The Todd Phillips-directed movie is apparently going to feel like 'Taxi Driver' and won't star Jared Leto.
Photo by Paul Kane/Getty Images

Warner Bros. and DC are currently working on an origin film about the Joker, according to a new report from Deadline, so fans will finally get answers about the Batman villain's murky past—like why he got that terrible "DAMAGED" tattoo on his forehead.

The movie is still in early development, but it already has some big names attached. Martin Scorsese is signed on to produce and The Hangover's Todd Phillips will direct. The whole thing is supposed to be a "gritty and grounded hard-boiled crime film" set in 1980s Gotham City, back before the Joker pinned on his acid-filled lapel flower or whatever. Todd Phillips is currently working on a script with screenwriter Scott Silver, who penned 8 Mile back in the day.

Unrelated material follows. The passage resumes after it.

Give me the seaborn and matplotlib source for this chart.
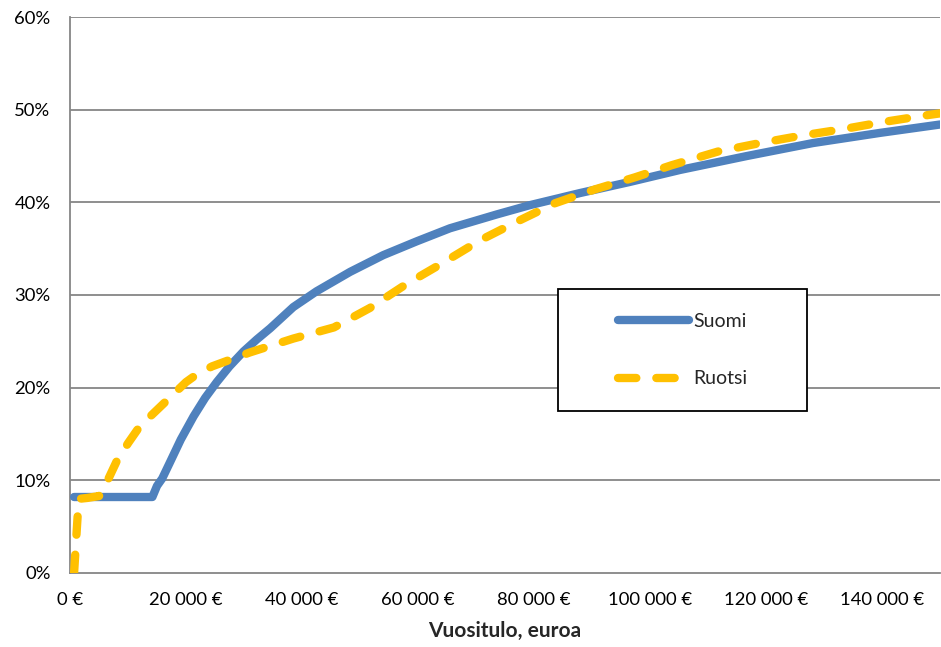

Scorsese is apparently lending some influence to the overall tone of the movie, which is said to harken back to films like Taxi Driver and Raging Bull. And while Jared Leto is onboard to continue playing the Joker in the upcoming Harley Quinn spinoff and the next godawful Suicide Squad movie, Deadline says that WB plans to find a new—and probably younger—actor to fill the role for this movie.

Phillips and Silver have a lot of potential plot ideas to sift through, since the Joker has been given a handful of different origins in comics over the years. The Joker's beginnings as a crook called the Red Hood is arguably the most famous origin for the character, originally appearing in a 1950s Batman comic and later fleshed out in Alan Moore's The Killing Joke.

Jerry Robinson, who wrote Batman comics in the 1940s and helped create the Joker, dismissed the idea of digging too deep into the character's background in a quote from Batman and Psychology. "They've given many origins of the Joker, how he came to be," Robinson said. "That doesn't seem to matter—just how he is now. I never intended to give a reason for his appearance … it takes away some of the essential mystery."